Similarly, in recent history, many from Vietnam worked for years to escape brutal conditions in their homeland. These Vietnamese fled by boat, hoping to survive treacherous seas. Some spent time in “re-education camps”—retaliation for their allegiance to America during and after the Vietnam War.
The stories explain why many Vietnamese Americans see a refugee crisis arising from the departure of the U.S. military from Afghanistan.
Thuy Do remembers hearing how her parents tried to leave Saigon after Vietnam fell to communists in 1975. Then, as in September, the American military airlifted allies out as terror descended on a country.
It took years for Thuy Do’s family to escape.
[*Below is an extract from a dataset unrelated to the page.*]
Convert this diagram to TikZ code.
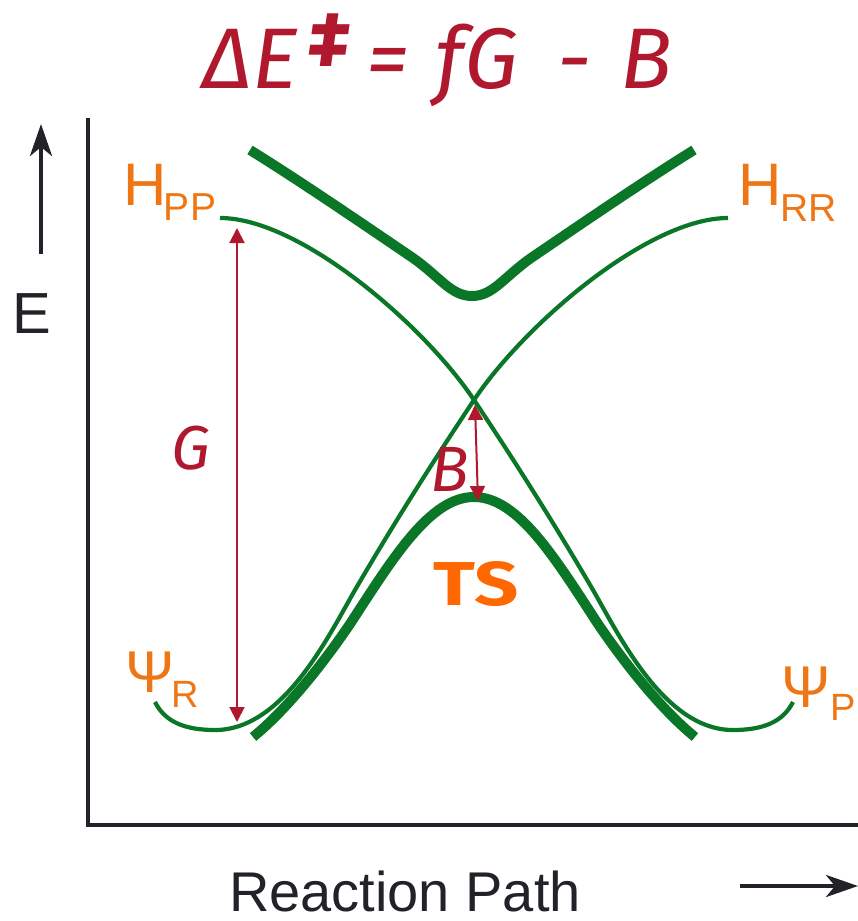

She was nine years old when they finally arrived in the United States with two sets of clothes apiece and just $300.
The memories drove Thuy Do and husband Jesse Robbins to assist Afghan refugees now. The couple is offering their rental home to resettlement groups for newly arriving Afghans.
“We were them 40 years ago,” Thuy Do says.
Some of the United States’ two million Vietnamese Americans are telling about their harrowing departures for the first time. Many are also spurred to donate to funds for housing, furniture, and legal assistance for newly arriving Afghans. Others offer first-hand guidance to refugees: how to shop at a supermarket, enroll kids in school, and drive a car in the United States.
The empathy of many Vietnamese Americans echoes Matthew 7:12: “Whatever you wish that others would do to you, do also to them.”
Immigration attorney Thi Do was a boy when Saigon fell. His family set out by boat, hoping to reach a country that would accept them.
Thi Do’s family was forced back to sea by Thailand and Malaysia. They eventually reached a refugee camp in Indonesia.
Today, Thi Do lives in California and helps people fleeing persecution. Until now, nothing has reminded him so plainly of Vietnam. He says, “I see a lot of myself in those children who were running on the tarmac at the airport.”
Why? God often works in our hardships to make us able to comfort and support others in theirs. By connecting strangers through shared experience, He enables believers to share not only empathy but the gospel.